At the time, the 2012 draft was underestimated. While Davis was regarded as an MVP-caliber talent, Kidd-Gilchrist, Waiters, and Thomas Robinson were assumed to be the next-best prospects. Five years later, that couldn’t be further from the truth. Overlooked on draft day, diamond-in-the-rough — Draymond Green (35) — and future All-NBA selection — Dame Lillard — have become the second and third-best players in the class; while Beal is only scratching the surface of his potential ceiling. Did you see Beal’s performance in Game 7 against the Celtics? He is only getting better, and he’s already one of the best two guards in the game.

#3 — 2008 NBA Draft

MVP: Derrick Rose

All-NBA Selections: Russell Westbrook*, Kevin Love, DeAndre Jordan, and Goran Dragic

All-Stars: Brook Lopez and Roy Hibbert

If Westbrook ends up winning this season’s MVP — which he is projected to — the 2008 Draft will be the first since 1996 to include multiple MVP-winners. Even so, the biggest “What If” of this generation — D-Rose — makes this class a tragic group. If it wasn’t for the injuries that have defined his career, Rose, along with Westbrook, would have catapulted this class into the upper echelon of all-time drafts. With that said, 2008 still includes multiple All-NBA selections (Jordan and Love), along with All-Star talents (Lopez and Hibbert).

#2 — 2009 NBA Draft

MVP: Steph Curry

All-NBA Selections: James Harden and Blake Griffin

All-Stars: Demar DeRozan, Jrue Holiday, and Jeff Teague

Curry and Harden will surely carry the 2009 class to many more MVPs. Even so, the draft’s legacy will greatly be hindered by the injury-riddled career of #1 pick — Blake Griffin. Two years ago, Griffin finished third in MVP-voting, comprising a triple-headed monster of co-draftees that rivaled LeBron-Wade-Melo, before them. He’s had a good career, but it had the potential to be far better by now had he been able to avoid injuries.
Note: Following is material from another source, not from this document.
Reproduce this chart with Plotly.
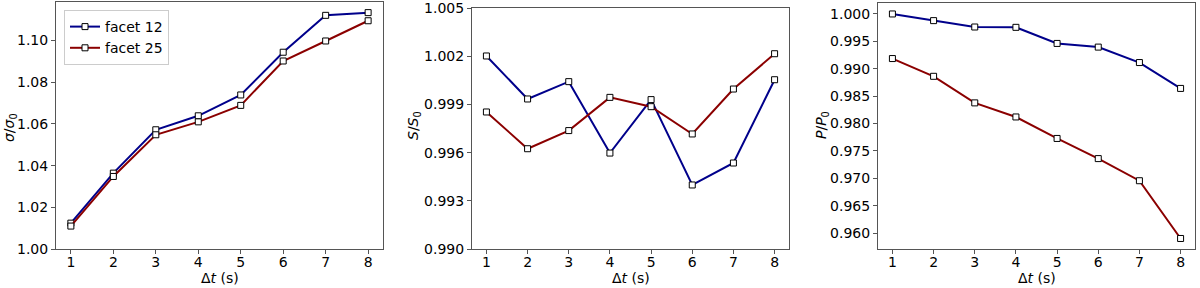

Regardless, the Curry/Harden draft class demands to be considered an excellent one given the basketball brilliance of those two players alone.

#1 — 2011 NBA Draft

All-NBA Selections: Kawhi Leonard, Kyrie Irving, and Klay Thompson

All-Stars: Isaiah Thomas, Jimmy Butler, and Kemba Walker

The 2011 Draft is already one of the only classes in NBA history to completely exceed expectations. At the time, #1 pick, Kyrie Irving, was viewed as the draft’s only sure-thing. Besides Kemba Walker, an All-Star, the other eight players selected in the top-ten haven’t panned out. Unfathomably, the draft’s best players were completely overlooked, as they were picked outside the Top 10 — Klay (11); Kawhi (15); Butler (30); and Isaiah (60). The 2011 class is only getting better with time, as Isaiah and Butler are on the cusp of being selected to their first All-NBA team; Kawhi is close to being an annual MVP-favorite; Kyrie is on the verge of being regarded as the league’s best PG; Isaiah asserted himself as an MVP-caliber talent; Butler is just scratching his ceiling; and Klay is one of the best-shooters of all-time.

May the 2017 class be just as special.